Abstract
Predicting vehicle traffic optimizes transportation management and urban planning. In this paper, we combine real-time data from vehicle-detection Internet of Things (IoT) devices with external variables from Google Trends. Integrating such heterogeneous, complex data streams is challenging for traditional machine learning models that struggle to capture the dynamics of traffic patterns, which are influenced by multiple interdependent factors. To effectively model these complex, interdependent factors, we introduce the Granger-Causal Transformer (GCT), a transformer-based architecture for traffic prediction that integrates an LSTM network with a modified multi-head attention mechanism. This mechanism extends Granger causality to the spatio-temporal domain to analyze all causality relations between features consistently, while capturing long-range dependencies and temporal patterns. Before applying GCT, we generate lagged versions of the Google Trends time series to capture lead and lag effects. Tourists usually make searches about their destination weeks before traveling, so peaks in search interest occur earlier than peaks in weekly traffic volume. Using lags aligns the predictors with weekly traffic volume and allows the model to use past searches to predict future traffic.
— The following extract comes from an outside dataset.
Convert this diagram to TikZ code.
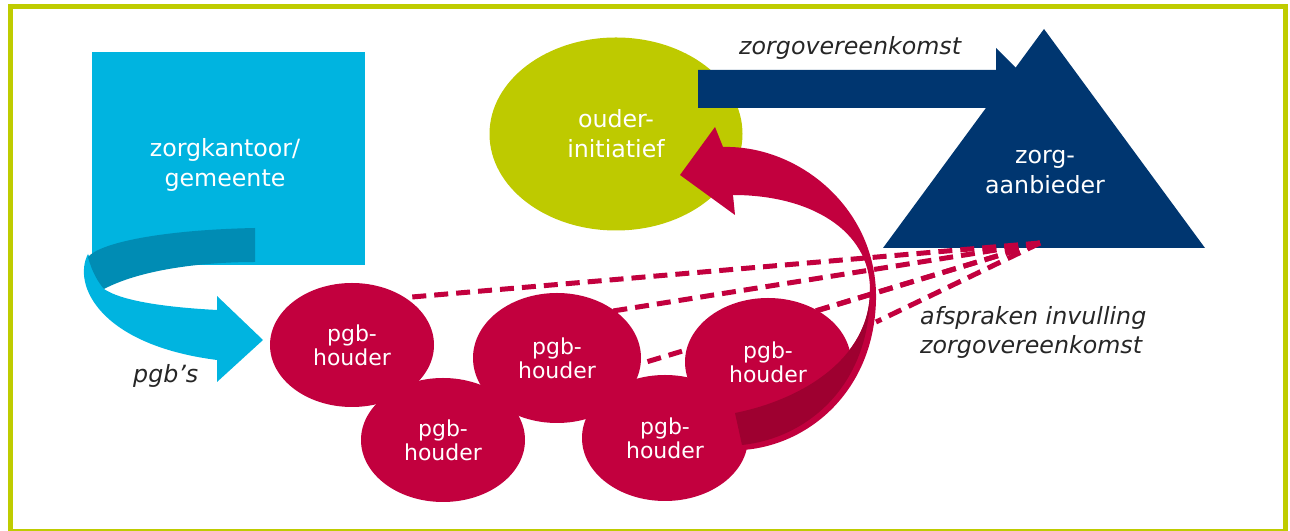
\documentclass[tikz,border=0pt]{standalone}
\usepackage{fontspec}
\setmainfont{DejaVu Sans}
\usepackage{tikz}
\usetikzlibrary{shapes.geometric}
\usetikzlibrary{positioning}
\definecolor{framegreen}{RGB}{191,204,0}
\definecolor{limegreen}{RGB}{190,202,0}
\definecolor{zkcyan}{RGB}{0,180,224}
\definecolor{zkdark}{RGB}{0,140,180}
\definecolor{navy}{RGB}{0,54,112}
\definecolor{pgbred}{RGB}{194,0,62}
\definecolor{pgbdark}{RGB}{158,0,48}
\tikzset{>=latex}
\tikzset{
  houder/.style={ellipse, fill=pgbred, text=white, inner sep=0pt, align=center,
    font=\fontsize{12.5}{13.5}\selectfont},
  wit/.style={text=white, align=center, font=\fontsize{13.5}{17}\selectfont},
  italtekst/.style={text=black!85, align=left, font=\fontsize{13.5}{16.5}\selectfont\itshape},
  afspraak/.style={draw=pgbred, line width=1mm, dash pattern=on 2.8mm off 1.6mm}
}

\begin{document}
\begin{tikzpicture}[x=0.2mm,y=-0.2mm]
\useasboundingbox (0,0) rectangle (1290,531);

% Frame
\draw[framegreen, line width=1mm] (10,7) rectangle (1285,532);

% Zorgkantoor
\fill[zkcyan] (92,52) rectangle (365,265);
\node[wit] (zk) at (225,165) {zorgkantoor/\\gemeente};

% pgb's
\fill[zkcyan] (88,254) .. controls (72,285) and (100,345) .. (217,360) -- (217,382) -- (263,340)
  -- (217,296) -- (217,310) .. controls (160,307) and (120,300) .. (104,289) -- cycle;
\fill[zkdark] (255,228) .. controls (160,230) and (100,243) .. (88,257)
  .. controls (92,272) and (98,282) .. (104,289) .. controls (140,270) and (200,262) .. (255,262) -- cycle;
\node[italtekst, anchor=base west] (pgbs) at (127,383) {pgb's};

% Ouderinitiatief
\node[ellipse, fill=limegreen, minimum width=50.6mm, minimum height=38.6mm, wit] (oi) at (616,134) {ouder-\\initiatief};

% Zorgaanbieder
\fill[navy] (883,248) -- (1044,29) -- (1205,248) -- cycle;
\node[wit] (za) at (1045,172) {zorg-\\aanbieder};

% Zorgovereenkomst
\fill[navy] (698,70) -- (996,70) -- (996,48) -- (1037,89) -- (996,130) -- (996,108) -- (698,108) -- cycle;
\node[italtekst, anchor=base west] (zo) at (733,55) {zorgovereenkomst};

% Afspraken
\coordinate (fan) at (1040,243);
\coordinate (e1) at (412,297);
\coordinate (e2) at (613,311);
\coordinate (e3) at (643,363);
\coordinate (e4) at (813,312);
\coordinate (e5) at (876,322);
\foreach \e in {e1,e2,e3,e4,e5}
  \draw[afspraak] (fan) -- (\e);
\node[italtekst, anchor=west] (af) at (914,332) {afspraken invulling\\zorgovereenkomst};

% pgb-houders
\node[houder, minimum width=32.8mm, minimum height=24.8mm] (hA) at (352,345) {pgb-\\houder};
\node[houder, minimum width=32.8mm, minimum height=24.8mm] (hB) at (443,440) {pgb-\\houder};
\node[houder, minimum width=33.6mm, minimum height=26mm] (hC) at (557,358) {pgb-\\houder};
\node[houder, minimum width=33.2mm, minimum height=25.6mm] (hD) at (768,362) {pgb-\\houder};
\node[houder, minimum width=33.2mm, minimum height=25.2mm] (hE) at (665,438) {pgb-\\houder};

% Terug naar ouderinitiatief
\fill[pgbred] (723,147) .. controls (800,145) and (878,210) .. (876,300)
  .. controls (874,390) and (810,445) .. (743,450) -- (735,413)
  .. controls (800,400) and (870,360) .. (870,290)
  .. controls (870,230) and (810,195) .. (733,195) -- (735,215) -- (680,175) -- (715,127) -- cycle;
\fill[pgbdark] (870,290) .. controls (871,385) and (808,438) .. (742,445) -- (735,413)
  .. controls (800,400) and (870,360) .. (870,290) -- cycle;

\end{tikzpicture}
\end{document}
We semantically validate the Google Trends terms by comparing each term with a reference string describing the study area, using a language model aligned with the data’s linguistic context. We then apply a dual filtering process comprising Granger noncausality and correlation tests to minimize noise and redundancy. We evaluate our proposed methodology against classical statistical models, deep learning models, large foundation models, and transformers across two case studies. The results demonstrate consistently superior performance and generalizability, with GCT achieving
improvements between 47% and 68% compared to the best performing baselines across both settings, alongside substantial reductions in MAE and MSE.